Uber is losing $1 billion per year to compete in China, as it looks to gain a foothold in the massive market and compete against the ride-sharing leader in the region.
"We're profitable in the USA, but we're losing over $1 billion a year in China," Uber's CEO Travis Kalanick told Canadian technology platform Betakit, according to Reuters.
"We have a fierce competitor that's unprofitable in every city they exist in, but they're buying up market share. I wish the world wasn't that way," Kalanick continued.
To fight off competition, China's Didi Kuaidi, backed by bigwigs Tencent Holdings and Alibaba Group, heavily subsidize rides in China to attract users.
Even with the loss, Uber's China unit was recently valued at $8 billion after it raised $1 billion in funding. Didi Kuaidi recently rose $3 billion in its last funding round in September, giving it a valuation of around $16.5 billion.

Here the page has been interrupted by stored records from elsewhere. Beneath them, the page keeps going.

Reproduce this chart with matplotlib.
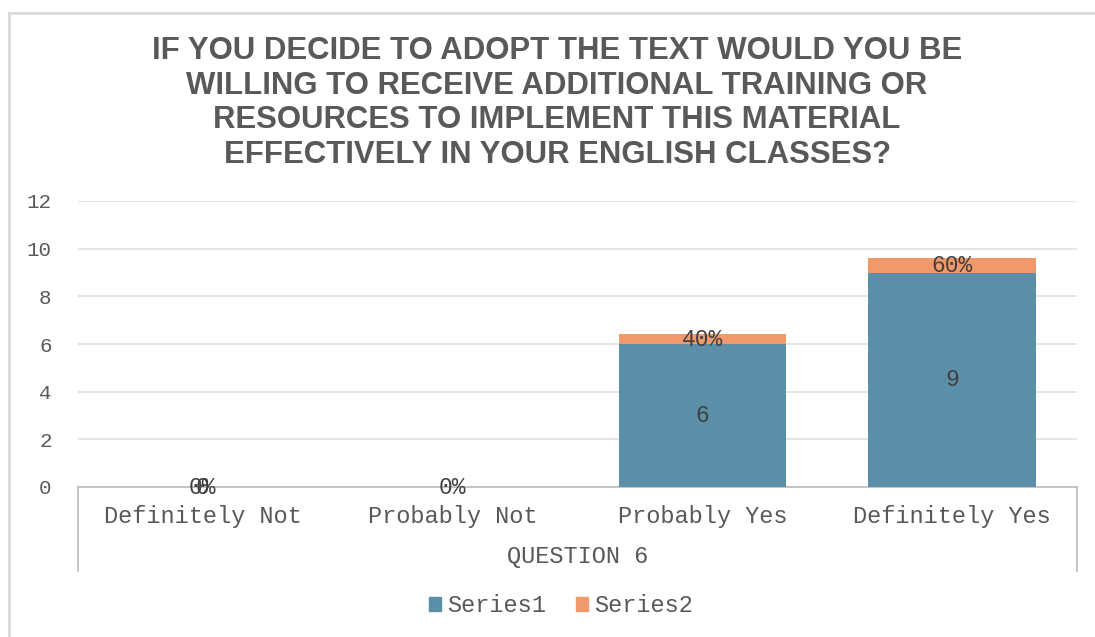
import numpy as np
import matplotlib.pyplot as plt
from matplotlib.lines import Line2D
from matplotlib.patches import Patch

categories = ['Definitely Not', 'Probably Not', 'Probably Yes', 'Definitely Yes']
series1 = [0, 0, 6, 9]
series2 = [0, 0, 0.4, 0.6]
labels1 = ['0', '', '6', '9']
labels2 = ['0%', '0%', '40%', '60%']
group_label = 'QUESTION 6'
title = ('IF YOU DECIDE TO ADOPT THE TEXT WOULD YOU BE\n'
         'WILLING TO RECEIVE ADDITIONAL TRAINING OR\n'
         'RESOURCES TO IMPLEMENT THIS MATERIAL\n'
         'EFFECTIVELY IN YOUR ENGLISH CLASSES?')

blue = '#5B8FA8'
orange = '#F0996B'
grey = '#595959'
mono = 'Liberation Mono'

fig = plt.figure(figsize=(10.95, 6.37), dpi=100)
W, H = 1095, 637

x0, x1 = 78, 1077
y_top, y_bot = 201, 487
ax = fig.add_axes([x0 / W, 1 - y_bot / H, (x1 - x0) / W, (y_bot - y_top) / H])

x = np.arange(len(categories))
b1 = ax.bar(x, series1, width=0.67, color=blue, zorder=3)
b2 = ax.bar(x, series2, width=0.67, bottom=series1, color=orange, zorder=3)

ax.bar_label(b1, labels=labels1, label_type='center', fontsize=16.5,
             color='#404040', family=mono, zorder=4)
ax.bar_label(b2, labels=labels2, label_type='center', fontsize=16.5,
             color='#404040', family=mono, zorder=4)

ax.set_xlim(-0.5, len(categories) - 0.5)
ax.set_ylim(0, 12)
ax.set_yticks(range(0, 13, 2))
ax.grid(axis='y', color='#e3e3e3', linewidth=1.3, zorder=0)
for s in ['top', 'right', 'left']:
    ax.spines[s].set_visible(False)
ax.spines['bottom'].set_color('#bfbfbf')
ax.spines['bottom'].set_linewidth(1.3)
ax.tick_params(axis='y', length=0, pad=19, labelsize=15, labelcolor=grey)
ax.tick_params(axis='x', length=0, pad=13, labelsize=17, labelcolor=grey)
ax.set_xticks(x)
ax.set_xticklabels(categories, family=mono)
for t in ax.get_yticklabels():
    t.set_family(mono)

# multi-level category box
box_depth = (571 - y_bot) / (y_bot - y_top)
for xx in (0, 1):
    ax.add_line(Line2D([xx, xx], [0, -box_depth], transform=ax.transAxes,
                       color='#bfbfbf', linewidth=1.3, clip_on=False))
ax.text(0.5, -(556 - y_bot) / (y_bot - y_top), group_label, transform=ax.transAxes,
        ha='center', va='center', fontsize=17, color=grey, family=mono)

fig.text(557 / W, 1 - 103 / H, title, ha='center', va='center', fontsize=22.4,
         fontweight='bold', color=grey, family='Liberation Sans', linespacing=1.2)

handles = [Patch(color=blue), Patch(color=orange)]
fig.legend(handles, ['Series1', 'Series2'], loc='center', bbox_to_anchor=(561 / W, 1 - 606 / H),
           ncol=2, frameon=False, prop={'family': mono, 'size': 17},
           handlelength=0.5, handleheight=0.5, handletextpad=0.25, columnspacing=1.3,
           labelcolor=grey)

# outer chart border (cropped at right and bottom)
fig.add_artist(Line2D([9 / W, 1], [1 - 13 / H, 1 - 13 / H], transform=fig.transFigure,
                      color='#d9d9d9', linewidth=2))
fig.add_artist(Line2D([9 / W, 9 / W], [0, 1 - 13 / H], transform=fig.transFigure,
                      color='#d9d9d9', linewidth=2))

fig.savefig('out.png', dpi=100)
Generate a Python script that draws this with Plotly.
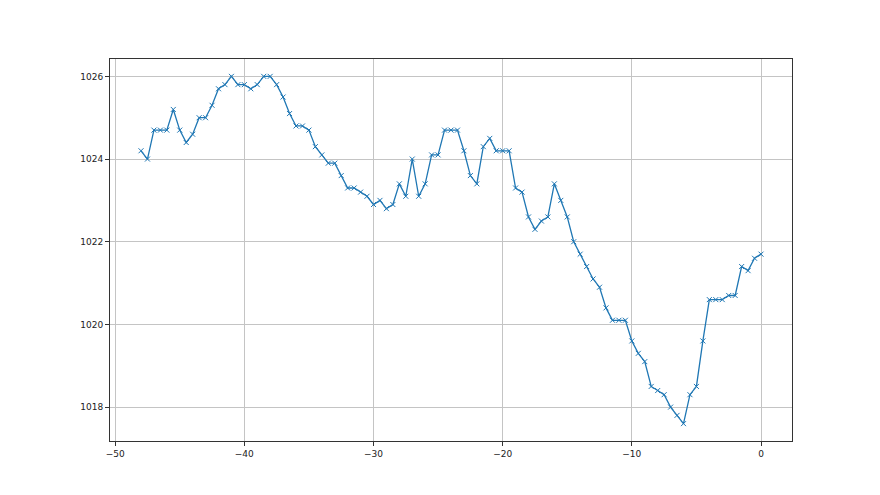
import plotly.graph_objects as go

# hours relative to now, and pressure readings (hPa)
hours = [
    -48, -47.5, -47, -46.5, -46, -45.5, -45, -44.5, -44, -43.5,
    -43, -42.5, -42, -41.5, -41, -40.5, -40, -39.5, -39, -38.5,
    -38, -37.5, -37, -36.5, -36, -35.5, -35, -34.5, -34, -33.5,
    -33, -32.5, -32, -31.5, -31, -30.5, -30, -29.5, -29, -28.5,
    -28, -27.5, -27, -26.5, -26, -25.5, -25, -24.5, -24, -23.5,
    -23, -22.5, -22, -21.5, -21, -20.5, -20, -19.5, -19, -18.5,
    -18, -17.5, -17, -16.5, -16, -15.5, -15, -14.5, -14, -13.5,
    -13, -12.5, -12, -11.5, -11, -10.5, -10, -9.5, -9, -8.5,
    -8, -7.5, -7, -6.5, -6, -5.5, -5, -4.5, -4, -3.5,
    -3, -2.5, -2, -1.5, -1, -0.5, 0,
]
pressure = [
    1024.2, 1024.0, 1024.7, 1024.7, 1024.7, 1025.2, 1024.7, 1024.4, 1024.6, 1025.0,
    1025.0, 1025.3, 1025.7, 1025.8, 1026.0, 1025.8, 1025.8, 1025.7, 1025.8, 1026.0,
    1026.0, 1025.8, 1025.5, 1025.1, 1024.8, 1024.8, 1024.7, 1024.3, 1024.1, 1023.9,
    1023.9, 1023.6, 1023.3, 1023.3, 1023.2, 1023.1, 1022.9, 1023.0, 1022.8, 1022.9,
    1023.4, 1023.1, 1024.0, 1023.1, 1023.4, 1024.1, 1024.1, 1024.7, 1024.7, 1024.7,
    1024.2, 1023.6, 1023.4, 1024.3, 1024.5, 1024.2, 1024.2, 1024.2, 1023.3, 1023.2,
    1022.6, 1022.3, 1022.5, 1022.6, 1023.4, 1023.0, 1022.6, 1022.0, 1021.7, 1021.4,
    1021.1, 1020.9, 1020.4, 1020.1, 1020.1, 1020.1, 1019.6, 1019.3, 1019.1, 1018.5,
    1018.4, 1018.3, 1018.0, 1017.8, 1017.6, 1018.3, 1018.5, 1019.6, 1020.6, 1020.6,
    1020.6, 1020.7, 1020.7, 1021.4, 1021.3, 1021.6, 1021.7,
]

fig = go.Figure()
fig.add_trace(
    go.Scatter(
        x=hours,
        y=pressure,
        mode="lines+markers",
        line=dict(color="#1f77b4", width=1.3),
        marker=dict(symbol="x-thin", size=5, line=dict(color="#1f77b4", width=1)),
        showlegend=False,
    )
)

axis_style = dict(
    showline=True,
    linecolor="#333333",
    linewidth=1,
    mirror=True,
    ticks="outside",
    ticklen=4,
    tickcolor="#333333",
    showgrid=True,
    gridcolor="#c4c4c4",
    gridwidth=1,
    zeroline=False,
    tickfont=dict(family="DejaVu Sans", size=9, color="#222222"),
)

pad_x = (max(hours) - min(hours)) * 0.05
pad_y = (max(pressure) - min(pressure)) * 0.05

fig.update_xaxes(**axis_style, range=[min(hours) - pad_x, max(hours) + pad_x], dtick=10, tick0=0)
fig.update_yaxes(**axis_style, range=[min(pressure) - pad_y, max(pressure) + pad_y], dtick=2, tick0=0)

# page body adds an 8px offset, so the figure is a bit smaller than the window
fig.update_layout(
    width=872,
    height=487,
    margin=dict(l=102, r=88, t=51, b=54),
    plot_bgcolor="#ffffff",
    paper_bgcolor="#ffffff",
)

fig.write_html("out.html")
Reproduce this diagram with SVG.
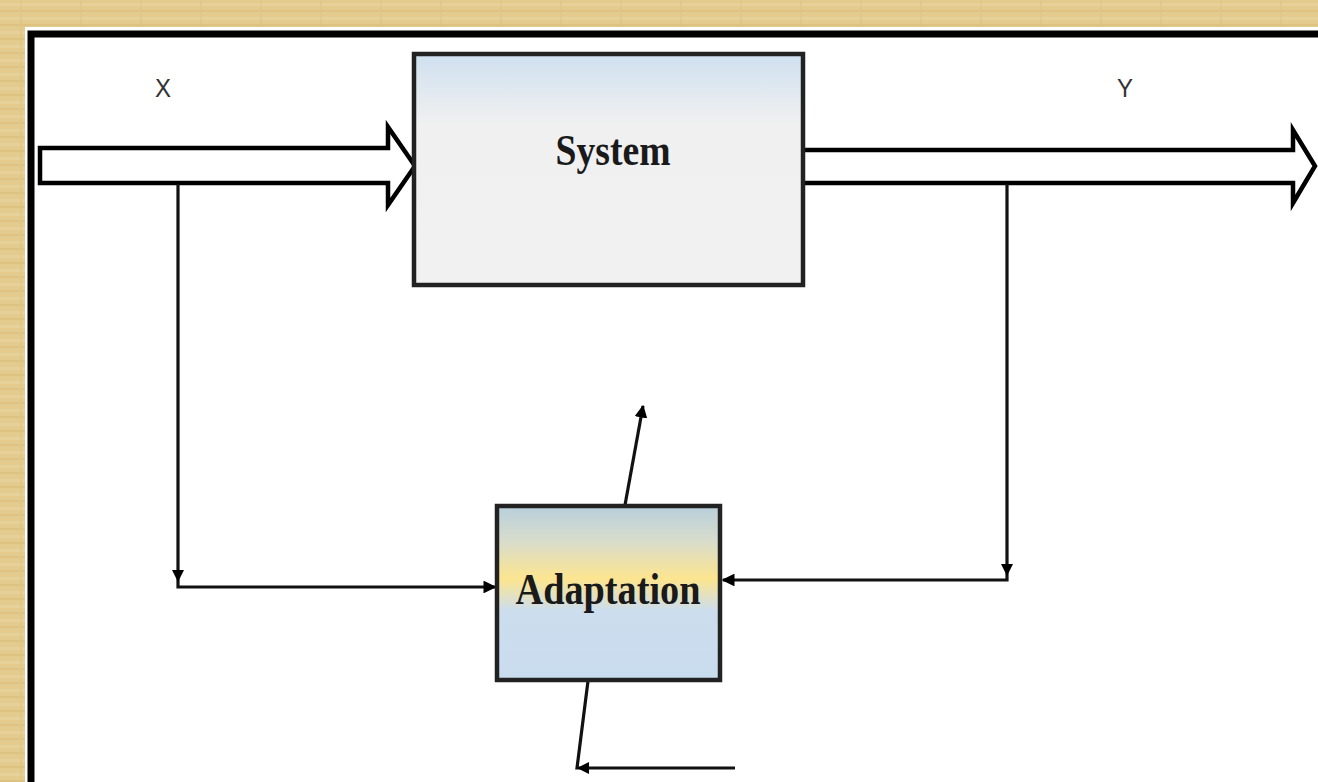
<svg xmlns="http://www.w3.org/2000/svg" width="1318" height="782" viewBox="0 0 1318 782">
<style>
.lbl{font-family:"Liberation Sans",Arial,sans-serif;font-size:26px;fill:#333}
.ttl{font-family:"Liberation Serif","Times New Roman",serif;font-weight:bold;fill:#1a1a1a;text-anchor:middle}
.box{stroke:#222;stroke-width:4.5}
.big{fill:#fff;stroke:#000;stroke-width:4.5;stroke-linejoin:miter}
.ln{fill:none;stroke:#111;stroke-width:3.2}
.hd{fill:#000}
</style>
<defs>
<pattern id="bgp" width="60" height="14" patternUnits="userSpaceOnUse">
<rect width="60" height="14" fill="#e3ca8d"/>
<rect y="3" width="60" height="3" fill="#e9d49e" opacity="0.7"/>
<rect y="10" width="60" height="2" fill="#d8bd7c" opacity="0.6"/>
<rect x="20" width="2" height="14" fill="#dcc383" opacity="0.5"/>
</pattern>
<linearGradient id="gSys" x1="0" y1="0" x2="0" y2="1">
<stop offset="0" stop-color="#cfe0ef"/>
<stop offset="0.3" stop-color="#f0f0f0"/>
<stop offset="1" stop-color="#f1f1f1"/>
</linearGradient>
<linearGradient id="gAd" x1="0" y1="0" x2="0" y2="1">
<stop offset="0" stop-color="#b8cfdc"/>
<stop offset="0.2" stop-color="#d8dccc"/>
<stop offset="0.42" stop-color="#fce58f"/>
<stop offset="0.6" stop-color="#ccdded"/>
<stop offset="1" stop-color="#c9dcee"/>
</linearGradient>
<marker id="ah" viewBox="0 0 10 10" refX="9" refY="5" markerWidth="4" markerHeight="4" orient="auto" markerUnits="strokeWidth">
<path d="M0,0 L10,5 L0,10 z" fill="#000"/>
</marker>
</defs>
<rect width="1318" height="782" fill="url(#bgp)"/>
<rect x="25" y="27" width="1300" height="760" fill="#fff"/>
<path d="M31,790 V34 H1325" fill="none" stroke="#000" stroke-width="7"/>

<g id="connectors">
<path d="M40,148 H388 V127 L415,166 L388,205 V183 H40 Z" class="big"/>
<path d="M803,150 H1293 V130 L1315,166 L1293,203 V183 H803" class="big"/>
<path d="M178,184 V587 H495" class="ln" marker-end="url(#ah)"/>
<path d="M172,570 L184,570 L178,582 Z" class="hd"/>
<path d="M1007,184 V580 H723" class="ln" marker-end="url(#ah)"/>
<path d="M1001,564 L1013,564 L1007,576 Z" class="hd"/>
<path d="M625,505 L643,406" class="ln" marker-end="url(#ah)"/>
<path d="M588,681 L577,768 H735" class="ln"/>
<path d="M577,768 L589,762 L589,774 Z" class="hd"/>
</g>

<g id="label-x"><text x="163" y="97" class="lbl" text-anchor="middle" textLength="16" lengthAdjust="spacingAndGlyphs">X</text></g>
<g id="label-y"><text x="1125" y="97" class="lbl" text-anchor="middle" textLength="16" lengthAdjust="spacingAndGlyphs">Y</text></g>

<g id="system">
<rect x="414" y="54" width="389" height="231" fill="url(#gSys)" class="box"/>
<text x="613" y="165" class="ttl" font-size="44" textLength="115" lengthAdjust="spacingAndGlyphs">System</text>
</g>

<g id="adaptation">
<rect x="497" y="506" width="223" height="174" fill="url(#gAd)" class="box"/>
<text x="608" y="604" class="ttl" font-size="45" textLength="185" lengthAdjust="spacingAndGlyphs">Adaptation</text>
</g>
</svg>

"I think there is this thinking that, '[Uber] expanded to Australia, Singapore and Hong Kong and it should just all work, no problem,' " said Tarr. "China is such a different animal in terms of dealing with the local culture, the protectionism and the fact that you don't have local investors," said Greg Tarr, partner at CrossPacific Capital.
We've reached out to Uber for more details on the financial figures.